Soins plus abordables, délais d'attente réduits et établissements de soins plus efficaces: l'Institut Fraser estime que le Canada a beaucoup à apprendre du système de santé japonais, et il publie à ce sujet un document qui est loin de faire l'unanimité chez les experts.

Dans une étude qu'il dévoile aujourd'hui, l'organisme canadien de recherche en politique publique et en éducation, connu pour ses prises de position favorables à l'initiative privée, dépeint le Canada comme un pays où les dépenses en santé s'accumulent, sans toutefois permettre à ce secteur de mieux se porter.

À titre d'exemple, le «think tank» avance que les dépenses en santé du pays étaient de 87% supérieures à celles du Japon en 2009, un chiffre que le président de Médecins québécois pour le régime public, Alain Vadeboncoeur, s'explique mal.

«Le Japon consacre 9,5% de son PIB (produit intérieur brut) à la santé, tandis qu'ici, c'est 11,4%. Ce n'est pas une différence de 86%, ça», illustre-t-il en se basant sur les plus récents chiffres fournis par l'Organisation de coopération et de développement économiques (OCDE) en 2012. «En plus, le financement privé équivaut à 1,9% du PIB au Japon, en opposition à 3,4% au Canada.»

Selon le médecin, le recours à davantage de prestations venant de particuliers ou d'entreprises, comme le suggère l'Institut Fraser, rendrait le Québec encore plus dépendant du secteur privé, l'éloignant d'autant plus du modèle japonais. «Le privé, c'est la partie des dépenses la plus difficile à contrôler. On n'a qu'à penser au prix des médicaments.»

Financement à l'activité

«L'argent doit suivre le patient», suggère également Nadeem Esmail, qui a écrit l'étude pour l'Institut. Selon lui, l'octroi d'enveloppes budgétaires globales «coupe le financement de la réalité des services» et contribue entre autres à allonger les délais d'attente. «C'est une vue très partielle des choses», croit Jean-Pierre Girard, qui a dirigé deux missions canadiennes pour étudier le réseau des coopératives de santé du Japon, en 2007 et en 2010. «On ne mentionne pas la très forte asymétrie d'information entre le patient et le professionnel. Au Japon, le patient n'a même pas à donner son consentement pour un traitement. Le temps de consultation est très court, il n'y a pas d'approche de santé globale, mais plutôt une médicalisation de la santé.»
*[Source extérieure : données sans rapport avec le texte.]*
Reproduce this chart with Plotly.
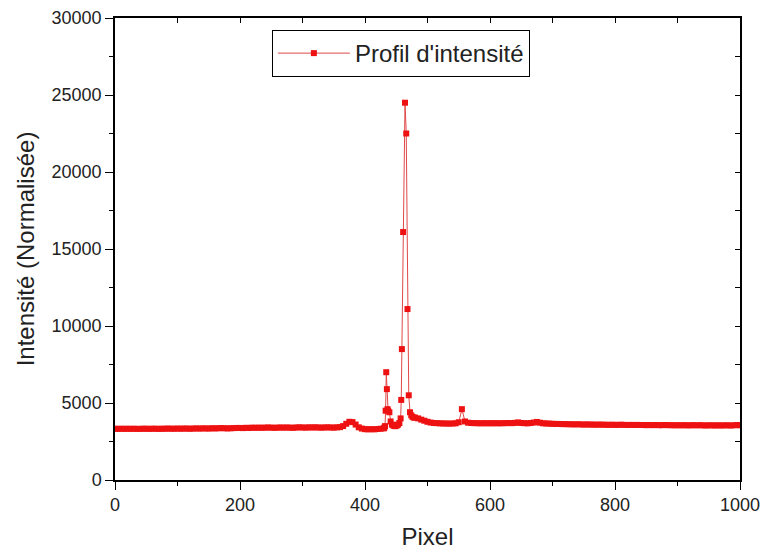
import plotly.graph_objects as go

# intensity profile along the pixel line
x_left = list(range(0, 430, 5))
y_left = [3330, 3320, 3330, 3320, 3330, 3320, 3330, 3320, 3320, 3330,
          3330, 3320, 3330, 3330, 3320, 3330, 3330, 3340, 3330, 3330,
          3340, 3330, 3340, 3340, 3330, 3340, 3350, 3340, 3350, 3350,
          3340, 3360, 3350, 3360, 3370, 3360, 3350, 3360, 3370, 3380,
          3380, 3370, 3390, 3380, 3400, 3390, 3400, 3390, 3400, 3410,
          3400, 3390, 3400, 3410, 3400, 3410, 3400, 3390, 3410, 3420,
          3410, 3400, 3420, 3410, 3420, 3410, 3400, 3410, 3420, 3410,
          3400, 3420, 3430, 3500, 3650, 3780, 3760, 3600, 3420, 3340,
          3300, 3290, 3300, 3290, 3310, 3330]

x_peak = [430, 431, 432, 433, 434, 435, 436, 437, 439, 441, 443, 445, 447, 449, 451,
          453, 455, 457, 458, 459, 461, 464, 466, 468, 470, 472, 474, 476, 478]
y_peak = [3350, 3400, 3500, 4500, 7000, 5900, 4600, 4500, 4400, 3800, 3600, 3550, 3500, 3500, 3550,
          3600, 3700, 4000, 5200, 8500, 16100, 24500, 22500, 11100, 5500, 4400, 4200, 4100, 4050]

x_right = list(range(480, 1001, 5))
y_right = [4050, 4000, 3920, 3850, 3780, 3730, 3700, 3690, 3680, 3670,
           3670, 3660, 3670, 3680, 3750, 4600, 3800, 3720, 3700, 3690,
           3690, 3680, 3690, 3680, 3690, 3680, 3690, 3680, 3690, 3690,
           3700, 3690, 3710, 3740, 3700, 3690, 3680, 3700, 3730, 3770,
           3720, 3680, 3670, 3660, 3650, 3640, 3640, 3630, 3630, 3620,
           3620, 3610, 3620, 3610, 3600, 3610, 3600, 3600, 3590, 3600,
           3590, 3590, 3580, 3590, 3580, 3580, 3590, 3580, 3570, 3580,
           3570, 3580, 3570, 3570, 3560, 3570, 3560, 3570, 3560, 3560,
           3570, 3560, 3560, 3550, 3560, 3550, 3560, 3550, 3550, 3560,
           3550, 3560, 3550, 3540, 3550, 3550, 3540, 3550, 3540, 3550,
           3550, 3540, 3550, 3570, 3550]

x = x_left + x_peak + x_right
y = y_left + y_peak + y_right

font = "Arial, Liberation Sans, sans-serif"

fig = go.Figure()
fig.add_trace(go.Scatter(
    x=x, y=y, mode="lines+markers", name="Profil d'intensité",
    line=dict(color="#e04848", width=1),
    marker=dict(symbol="square", size=6, color="#ee1111"),
))
# empty trace so the top/right axes get drawn
fig.add_trace(go.Scatter(x=[None], y=[None], xaxis="x2", yaxis="y2", showlegend=False))

fig.update_layout(
    width=763, height=554,
    margin=dict(l=115, r=23, t=18, b=74, autoexpand=False),
    paper_bgcolor="white", plot_bgcolor="white",
    font=dict(family=font, size=18, color="#222222"),
    showlegend=True,
    legend=dict(x=0.251, y=0.974, xanchor="left", yanchor="top",
                bordercolor="black", borderwidth=1, bgcolor="white",
                itemwidth=72, font=dict(size=24, color="#222222")),
    xaxis=dict(range=[0, 1000], dtick=200, showgrid=False, zeroline=False,
               automargin=False, tickformat="d",
               showline=True, linecolor="black", linewidth=1.5,
               ticks="outside", ticklen=8, tickcolor="black",
               minor=dict(ticks="outside", ticklen=4, dtick=100, tickcolor="black"),
               title=dict(text="Pixel", font=dict(size=24), standoff=14)),
    yaxis=dict(range=[0, 30000], dtick=5000, showgrid=False, zeroline=False,
               automargin=False, tickformat="d",
               showline=True, linecolor="black", linewidth=1.5,
               ticks="outside", ticklen=8, tickcolor="black",
               minor=dict(ticks="outside", ticklen=4, dtick=2500, tickcolor="black"),
               title=dict(text="Intensité (Normalisée)", font=dict(size=24), standoff=10)),
    xaxis2=dict(range=[0, 1000], overlaying="x", side="top", showticklabels=False,
                automargin=False,
                showgrid=False, zeroline=False, showline=True, linecolor="black",
                linewidth=1.5, ticks="inside", ticklen=5, dtick=100, tickcolor="black"),
    yaxis2=dict(range=[0, 30000], overlaying="y", side="right", showticklabels=False,
                automargin=False,
                showgrid=False, zeroline=False, showline=True, linecolor="black",
                linewidth=1.5, ticks="inside", ticklen=5, dtick=2500, tickcolor="black"),
)

# drop the default page margin so the figure sits at the window corner
fig.write_html("out.html", config={"displayModeBar": False},
               post_script="document.body.style.margin='0';")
Pour Alain Vadeboncoeur, le lien causal entre l'efficacité du système de santé et le financement à l'activité - testé en Alberta sans grand succès - est loin d'être prouvé. «Évidemment, si on augmente le financement pour pouvoir construire un bloc opératoire supplémentaire, par exemple, on va avoir plus d'activités», illustre-t-il.

Seul consensus s'il est en un, autant l'Institut Fraser que Jean-Pierre Girard s'entendent pour dire que les formules d'assurances sont nombreuses au Japon, et que personne n'y est laissé pour compte.

Reste qu'il est très difficile de comparer un système de santé à un autre, de l'avis du Dr Vadeboncoeur, qui suggère plutôt d'importer les initiatives à la pièce. «On peut toujours aller chercher des idées ailleurs, comme la présence de sages-femmes dans les hôpitaux ou le système d'accès aux soins de première ligne en France et aux Pays-Bas, mais on ne peut pas importer un système étranger au complet , affirme-t-il. Notre structure sociale n'a rien à voir avec celle du Japon.»